The Bank of Zambia trimmed its policy rate by 25 basis points to 8.75 percent on Wednesday, the third consecutive cut from the central bank as inflation pressures ease across the southern African economy.
The monetary policy committee met against a backdrop of global uncertainty following escalating tensions between Iran and Israel, but the bank pressed ahead with easing, signalling confidence that domestic price growth remains on a downward trajectory. The rate now sits at its lowest level since early 2022, when Zambia was still battling the aftermath of its 2020 debt default.
Governor Deon Kuipa told journalists after the decision that the bank would continue to monitor global developments closely. He said the committee recognised that while external shocks posed risks to the outlook, the local inflation picture justified further monetary relaxation. Year-on-year inflation in Zambia has fallen from double digits in recent years to single digits, with the central bank's latest forecast showing continued moderation.

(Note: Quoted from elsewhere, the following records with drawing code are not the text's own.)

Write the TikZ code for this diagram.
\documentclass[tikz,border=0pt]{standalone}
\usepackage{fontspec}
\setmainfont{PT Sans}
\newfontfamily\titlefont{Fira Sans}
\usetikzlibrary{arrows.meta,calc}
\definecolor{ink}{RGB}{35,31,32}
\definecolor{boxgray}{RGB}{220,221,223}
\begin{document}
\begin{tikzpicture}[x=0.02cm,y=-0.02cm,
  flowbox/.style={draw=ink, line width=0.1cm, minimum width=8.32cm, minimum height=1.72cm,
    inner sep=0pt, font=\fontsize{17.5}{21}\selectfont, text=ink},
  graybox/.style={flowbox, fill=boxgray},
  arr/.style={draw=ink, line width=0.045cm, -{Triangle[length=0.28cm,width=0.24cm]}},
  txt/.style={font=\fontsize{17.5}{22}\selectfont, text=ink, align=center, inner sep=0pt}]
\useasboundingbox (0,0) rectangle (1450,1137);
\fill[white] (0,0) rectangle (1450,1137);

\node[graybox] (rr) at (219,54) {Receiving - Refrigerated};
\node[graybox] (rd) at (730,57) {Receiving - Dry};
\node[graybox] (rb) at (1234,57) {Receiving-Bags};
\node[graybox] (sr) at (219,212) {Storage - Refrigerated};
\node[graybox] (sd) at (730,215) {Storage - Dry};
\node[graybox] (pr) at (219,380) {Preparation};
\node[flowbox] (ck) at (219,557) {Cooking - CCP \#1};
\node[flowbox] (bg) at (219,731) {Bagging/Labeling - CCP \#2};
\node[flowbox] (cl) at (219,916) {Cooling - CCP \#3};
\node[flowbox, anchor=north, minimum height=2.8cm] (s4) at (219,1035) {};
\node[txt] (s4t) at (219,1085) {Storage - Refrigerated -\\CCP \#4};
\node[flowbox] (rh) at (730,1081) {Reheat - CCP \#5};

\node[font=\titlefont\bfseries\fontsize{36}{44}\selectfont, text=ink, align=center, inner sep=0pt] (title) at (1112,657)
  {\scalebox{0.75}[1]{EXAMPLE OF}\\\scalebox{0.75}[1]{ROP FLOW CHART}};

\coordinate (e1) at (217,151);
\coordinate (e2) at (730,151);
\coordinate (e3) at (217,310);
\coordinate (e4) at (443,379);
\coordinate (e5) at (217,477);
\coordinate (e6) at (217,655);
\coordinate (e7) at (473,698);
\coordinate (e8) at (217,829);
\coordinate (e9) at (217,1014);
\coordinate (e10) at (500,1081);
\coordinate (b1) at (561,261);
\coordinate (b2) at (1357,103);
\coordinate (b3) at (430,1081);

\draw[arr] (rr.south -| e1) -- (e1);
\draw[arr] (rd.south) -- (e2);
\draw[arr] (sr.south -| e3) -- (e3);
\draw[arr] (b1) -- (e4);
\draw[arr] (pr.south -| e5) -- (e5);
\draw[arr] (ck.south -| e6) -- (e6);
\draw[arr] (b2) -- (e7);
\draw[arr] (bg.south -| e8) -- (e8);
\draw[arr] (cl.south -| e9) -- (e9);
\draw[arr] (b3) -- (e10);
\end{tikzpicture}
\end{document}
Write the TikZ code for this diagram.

The kwacha has stabilised somewhat in recent months following a tumultuous 2023 when the currency lost nearly a quarter of its value. Kuipa said the bank remained committed to supporting economic growth while maintaining price stability. He did not rule out further cuts if inflation continued its downward path, but said the committee would adjust its stance if external shocks translated into domestic cost pressures.
The decision reflects a broader shift among African central banks toward easing cycles as inflation cools. However, it also carries risks. Global markets remain volatile, oil prices could spike if Middle East tensions worsen, and currency pressures could quickly reverse if foreign investors lose appetite for emerging market assets.
Zambia still carries a heavy debt burden following its default and restructuring agreement with creditors. Any sharp currency depreciation would complicate debt servicing in dollar terms and potentially reignite inflation. The central bank will publish its next monetary policy decision in six weeks, when it will reassess inflation data, global conditions, and growth prospects.